You can register at eventbrite.com/tickets.
No more kids lockup
Kids under age 13 who run afoul of the law in Cook County will no longer be locked up while their cases are pending. Under a measure approved Wednesday by the county board, taking a such a young child away from his or her home must be the last resort, and in those instances authorities should seek alternatives to a lockup.
"This ordinance is based on the best practices for treatment of children in conflict with the law," the ordinance's sponsor, Commissioner Larry Suffredin of Chicago, said after its passage. "It will prevent young children from being scarred by confinement in detention and leading to more problems later in life."
Backers say the policy is consistent with American Pediatric Association findings that confining a child has adverse health consequences that last a lifetime.
It can only get better
More changes are afoot at the Geneva Police Department. Among them, the hiring of new Officer Xavier Perez, who was sworn in by Mayor Kevin Burns on Monday.
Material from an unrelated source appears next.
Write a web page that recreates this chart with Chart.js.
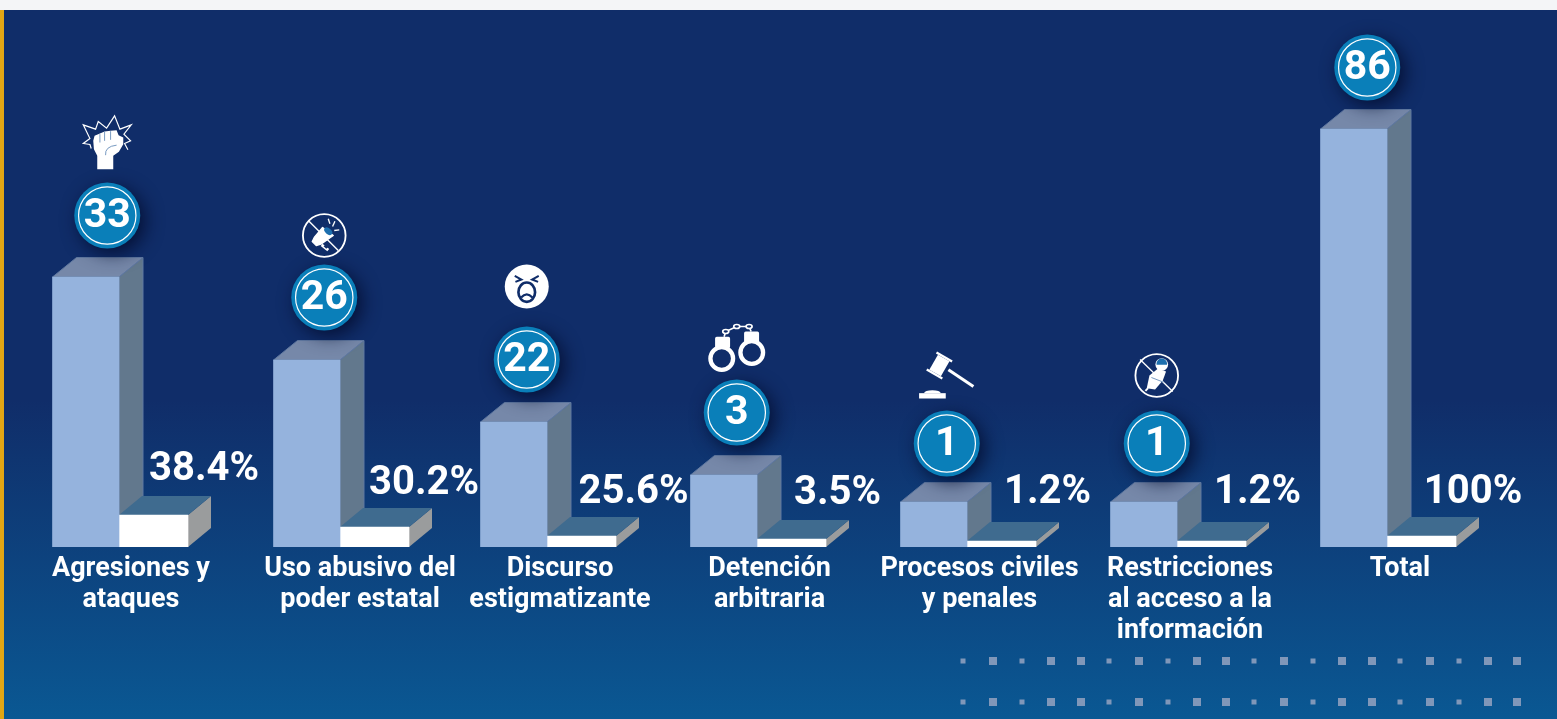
<!DOCTYPE html>
<html>
<head>
<meta charset="utf-8">
<title>Agresiones</title>
<script src="https://cdn.jsdelivr.net/npm/chart.js@4"></script>
<style>
  html, body { margin: 0; padding: 0; width: 1557px; height: 719px; overflow: hidden; }
  body { background: linear-gradient(180deg, #102d69 0px, #102d69 400px, #0a5893 719px); }
  #strip { position: absolute; left: 0; top: 0; width: 1557px; height: 10px; background: #f4f5f7; }
  #edge { position: absolute; left: 0; top: 10px; width: 4px; height: 709px; background: #e2a614; }
  #wrap { position: absolute; left: 0; top: 0; width: 1557px; height: 719px; }
</style>
</head>
<body>
<div id="strip"></div>
<div id="edge"></div>
<div id="wrap"><canvas id="myChart" width="1557" height="719"></canvas></div>
<script>
const categories = [
  ['Agresiones y', 'ataques'],
  ['Uso abusivo del', 'poder estatal'],
  ['Discurso', 'estigmatizante'],
  ['Detención', 'arbitraria'],
  ['Procesos civiles', 'y penales'],
  ['Restricciones', 'al acceso a la', 'información'],
  ['Total']
];
const countLabels = ['33', '26', '22', '3', '1', '1', '86'];
const percentLabels = ['38.4%', '30.2%', '25.6%', '3.5%', '1.2%', '1.2%', '100%'];

// the source graphic does not draw its bars in proportion to the printed numbers,
// so the lengths below are read off the bars themselves
const countBarLengths = [270, 187, 125, 72, 45, 45, 418];
const percentBarLengths = [32, 20, 11, 8, 6, 6, 11];

// layout tweaks, the columns and labels are not evenly spaced in the source
const columnNudge = [-8, 3, 0, 0, 0, 0, 0];
const tickNudge = [12, 20, 13, 12.5, 12.5, 13, 13];
const bubbleDx = [21.5, 17.5, 13, 13, 13, 13, 13.5];
const bubbleLift = [61.5, 62.5, 62.5, 62.5, 58.5, 58.5, 61.5];
const iconLift = [73, 62, 73, 65, 68, 68, 0];
const pctDx = [50.5, 49.5, 52, 46, 46, 46, 51.5];
const pctLift = [45, 43, 43, 45, 48, 48, 43];
const dotsBig = [993, 1051, 1081, 1139, 1197, 1226, 1284, 1342, 1372, 1430, 1488, 1517];
const dotsSmall = [963, 1022, 1109, 1168, 1254, 1313, 1400, 1459];
const dotRows = [661, 702];

const navy = '#102d69';

class ColumnScale extends Chart.CategoryScale {
  getPixelForValue(value) {
    const idx = typeof value === 'number' ? value : this.parse(value);
    return super.getPixelForValue(value) + (columnNudge[idx] || 0);
  }
  _computeLabelItems(chartArea) {
    const items = super._computeLabelItems(chartArea);
    items.forEach(function (item, i) { item.options.translation[0] += tickNudge[i]; });
    return items;
  }
}
ColumnScale.id = 'column';
ColumnScale.defaults = Chart.CategoryScale.defaults;
Chart.register(ColumnScale);

function poly(ctx, pts, close) {
  ctx.beginPath();
  pts.forEach(function (p, i) { if (i === 0) ctx.moveTo(p[0], p[1]); else ctx.lineTo(p[0], p[1]); });
  if (close) ctx.closePath();
}

function face(ctx, pts, fill, edge) {
  poly(ctx, pts, true);
  ctx.fillStyle = fill;
  ctx.fill();
  if (edge) {
    ctx.strokeStyle = edge;
    ctx.lineWidth = 1;
    ctx.stroke();
  }
}

// the fake 3d sides of a bar, sits behind the flat front drawn by chart.js
function drawSides(ctx, bar, dx, dy, topColor, sideColor, edge) {
  const l = bar.x - bar.width / 2, r = bar.x + bar.width / 2;
  face(ctx, [[r, bar.y], [r + dx, bar.y - dy], [r + dx, bar.base - dy], [r, bar.base]], sideColor, edge);
  face(ctx, [[l, bar.y], [l + dx, bar.y - dy], [r + dx, bar.y - dy], [r, bar.y]], topColor, edge);
}

function ring(ctx, r, lw) {
  ctx.beginPath();
  ctx.arc(0, 0, r, 0, Math.PI * 2);
  ctx.strokeStyle = '#fff';
  ctx.lineWidth = lw;
  ctx.stroke();
}

function line(ctx, pts, lw, color) {
  poly(ctx, pts, false);
  ctx.lineWidth = lw;
  ctx.strokeStyle = color || '#fff';
  ctx.stroke();
}

const icons = [
  function fist(ctx) {
    ctx.lineJoin = 'miter';
    line(ctx, [[-48, 18], [-52, 6], [-72, 3], [-52, -12], [-72, -53], [-35, -40], [-27, -63], [-2, -43], [22, -80], [38, -40], [72, -53], [50, -25], [70, -5], [52, 3], [62, 22]], 3.5);
    ctx.fillStyle = '#fff';
    poly(ctx, [[-42, -5], [-38, -20], [-22, -27], [-8, -33], [10, -35], [28, -37], [34, -22], [48, -15], [48, 5], [35, 28], [18, 40], [18, 80], [-30, 80], [-30, 40], [-40, 20]], true);
    ctx.fill();
    line(ctx, [[-22, -25], [-22, 0]], 2.5, '#5d86b5');
    line(ctx, [[-8, -32], [-8, -5]], 2.5, '#5d86b5');
    line(ctx, [[10, -34], [10, -8]], 2.5, '#5d86b5');
    ctx.beginPath();
    ctx.moveTo(-5, 38);
    ctx.quadraticCurveTo(-8, 12, 28, 8);
    ctx.strokeStyle = '#5d86b5';
    ctx.stroke();
  },
  function megaphone(ctx) {
    line(ctx, [[-48, -45], [42, 45]], 4);
    line(ctx, [[-8, 28], [12, 44]], 9);
    ctx.fillStyle = navy;
    poly(ctx, [[-2, 32], [8, 24], [14, 32], [6, 40]], true);
    ctx.fill();
    ctx.fillStyle = '#fff';
    poly(ctx, [[-36, 18], [-30, 6], [-5, -24], [27, 0], [-10, 26], [-24, 30]], true);
    ctx.lineJoin = 'round';
    ctx.lineWidth = 4;
    ctx.strokeStyle = '#fff';
    ctx.stroke();
    ctx.fill();
    ctx.fillStyle = '#1d6fae';
    ctx.beginPath();
    ctx.ellipse(12, -13, 9, 14, -0.85, 0, Math.PI * 2);
    ctx.fill();
    line(ctx, [[12, -50], [17, -35]], 4);
    line(ctx, [[32, -43], [25, -27]], 4);
    line(ctx, [[45, -17], [30, -15]], 4);
    ring(ctx, 64, 5.5);
  },
  function angry(ctx) {
    ctx.fillStyle = '#fff';
    ctx.beginPath();
    ctx.arc(0, 0, 66, 0, Math.PI * 2);
    ctx.fill();
    line(ctx, [[-36, -32], [-16, -21], [-34, -14]], 6, navy);
    line(ctx, [[36, -32], [16, -21], [34, -14]], 6, navy);
    ctx.beginPath();
    ctx.ellipse(0, 17, 25, 29, 0, 0, Math.PI * 2);
    ctx.strokeStyle = navy;
    ctx.lineWidth = 8;
    ctx.stroke();
    ctx.beginPath();
    ctx.moveTo(-17, 33);
    ctx.quadraticCurveTo(0, 14, 17, 33);
    ctx.lineWidth = 7;
    ctx.stroke();
  },
  function cuffs(ctx) {
    ctx.fillStyle = '#fff';
    [[-45, 33], [45, 15]].forEach(function (c) {
      ctx.save();
      ctx.translate(c[0], c[1]);
      ring(ctx, 34, 13);
      ctx.restore();
    });
    ctx.beginPath();
    ctx.roundRect(-65, -32, 45, 34, 5);
    ctx.roundRect(22, -48, 45, 34, 5);
    ctx.fill();
    line(ctx, [[-38, -32], [-33, -48], [0, -63], [37, -63], [43, -48]], 5);
    [[-33, -48], [0, -63], [37, -63]].forEach(function (c) {
      ctx.beginPath();
      ctx.ellipse(c[0], c[1], 9, 6, 0, 0, Math.PI * 2);
      ctx.fillStyle = navy;
      ctx.fill();
      ctx.strokeStyle = '#fff';
      ctx.lineWidth = 5;
      ctx.stroke();
    });
  },
  function gavel(ctx) {
    ctx.fillStyle = '#fff';
    line(ctx, [[5, -17], [80, 33]], 9);
    ctx.save();
    ctx.translate(-22, -30);
    ctx.rotate(0.52);
    ctx.fillRect(-20, -26, 40, 52);
    ctx.fillRect(-27, -33, 54, 7);
    ctx.fillRect(-27, 26, 54, 7);
    ctx.restore();
    ctx.fillRect(-83, 53, 80, 16);
    ctx.beginPath();
    ctx.ellipse(-43, 53, 25, 9, 0, Math.PI, 0);
    ctx.fill();
  },
  function mic(ctx) {
    line(ctx, [[-50, -48], [48, 48]], 4);
    ctx.fillStyle = '#fff';
    poly(ctx, [[3, -20], [28, -12], [18, 15], [-5, 42], [-30, 38], [-22, 0]], true);
    ctx.fill();
    line(ctx, [[-26, 38], [-34, 46]], 6);
    line(ctx, [[-16, 6], [20, 20]], 2.5, '#5d86b5');
    ctx.beginPath();
    ctx.arc(15, -33, 19, 0, Math.PI * 2);
    ctx.fillStyle = '#fff';
    ctx.fill();
    ctx.beginPath();
    ctx.arc(15, -35, 16, Math.PI * 0.95, Math.PI * 2.05);
    ctx.fillStyle = '#1d6fae';
    ctx.fill();
    ring(ctx, 64, 5.5);
  }
];

const threeD = {
  id: 'threeD',
  beforeDatasetsDraw(chart) {
    const ctx = chart.ctx;
    ctx.save();
    // decoration dots, bottom right
    ctx.fillStyle = '#8097b9';
    dotRows.forEach(function (y) {
      dotsBig.forEach(function (x) { ctx.fillRect(x - 4, y - 4, 8, 8); });
      dotsSmall.forEach(function (x) { ctx.fillRect(x - 2.5, y - 2.5, 5, 5); });
    });
    chart.getDatasetMeta(0).data.forEach(function (bar) {
      drawSides(ctx, bar, 24, 19.5, '#7688a9', '#62788d', '#5f78a0');
    });
    chart.getDatasetMeta(1).data.forEach(function (bar) {
      drawSides(ctx, bar, 23, 19, '#3f6b8f', '#9a9c9d', null);
    });
    ctx.restore();
  },
  afterDatasetsDraw(chart) {
    const ctx = chart.ctx;
    const blue = chart.getDatasetMeta(0).data;
    const white = chart.getDatasetMeta(1).data;
    ctx.save();
    ctx.textAlign = 'center';
    ctx.textBaseline = 'middle';
    blue.forEach(function (bar, i) {
      const cx = bar.x + bubbleDx[i];
      const cy = bar.y - bubbleLift[i];

      ctx.save();
      ctx.shadowColor = 'rgba(4, 12, 45, 0.85)';
      ctx.shadowBlur = 18;
      ctx.shadowOffsetX = 5;
      ctx.shadowOffsetY = 5;
      ctx.fillStyle = '#0a7fb9';
      ctx.beginPath();
      ctx.arc(cx, cy, 33, 0, Math.PI * 2);
      ctx.fill();
      ctx.restore();

      ctx.beginPath();
      ctx.arc(cx, cy, 28.7, 0, Math.PI * 2);
      ctx.strokeStyle = '#fff';
      ctx.lineWidth = 1.2;
      ctx.stroke();

      ctx.fillStyle = '#fff';
      ctx.font = 'bold 41px Roboto';
      ctx.fillText(countLabels[i], cx, cy + 1.5);

      if (icons[i]) {
        ctx.save();
        ctx.translate(cx, cy - iconLift[i]);
        ctx.scale(1 / 3, 1 / 3);
        icons[i](ctx);
        ctx.restore();
      }
    });
    white.forEach(function (bar, i) {
      ctx.fillStyle = '#fff';
      ctx.font = 'bold 40px Roboto';
      ctx.fillText(percentLabels[i], bar.x + pctDx[i], bar.y - pctLift[i]);
    });
    ctx.restore();
  }
};

new Chart(document.getElementById('myChart'), {
  type: 'bar',
  data: {
    labels: categories,
    datasets: [
      { label: 'Casos', data: countBarLengths, backgroundColor: '#95b3dd', borderWidth: 0, barThickness: 66.5 },
      { label: 'Porcentaje', data: percentBarLengths, backgroundColor: '#ffffff', borderWidth: 0, barThickness: 69 }
    ]
  },
  options: {
    responsive: false,
    animation: false,
    layout: { padding: { left: 22, right: 65, top: 10, bottom: 0 } },
    plugins: { legend: { display: false }, tooltip: { enabled: false } },
    scales: {
      x: {
        type: 'column',
        offset: true,
        grid: { display: false, offset: true },
        border: { display: false },
        afterFit: function (scale) { scale.height = 172; },
        ticks: {
          color: '#fff',
          font: { family: 'Roboto', size: 27, weight: 'bold', lineHeight: 1.148 },
          padding: -1,
          autoSkip: false,
          maxRotation: 0,
          minRotation: 0
        }
      },
      y: { display: false, min: 0, max: 537 }
    }
  },
  plugins: [threeD]
});
</script>
</body>
</html>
As he does with every new officer, Burns grilled Perez about his previous work experiences -- in Perez's case, his time as general manager at Sky Naperville trampoline park. What was his most memorable experience there?
"Probably having to clean up throw-up," Perez said.
"You've chosen the right career, sir," Burns quipped.
Burns also announced that Sgt. Mike Frieders has been promoted to commander, replacing the retiring Julie Nash. Officers Robert Kenders and Clint Montgomery were promoted to sergeant.
Being a cop isn't Frieders' only gig. He's also a part-time Geneva firefighter.
You can see it all on the city's YouTube channel.
Be safe, chief
Aurora police officials were shooting the breeze outside the police department Tuesday, a bit after the annual Sept. 11 memorial ceremony, when we heard one of them say, "That's not a good idea."
Looking up to see what Cmdr. Keith Cross was talking about, we saw Chief Kristen Ziman stowing her hat in a motorcycle compartment and preparing to take a ride with one of the military veterans who'd attended the ceremony. "I don't want to be chief!" Cross yelled.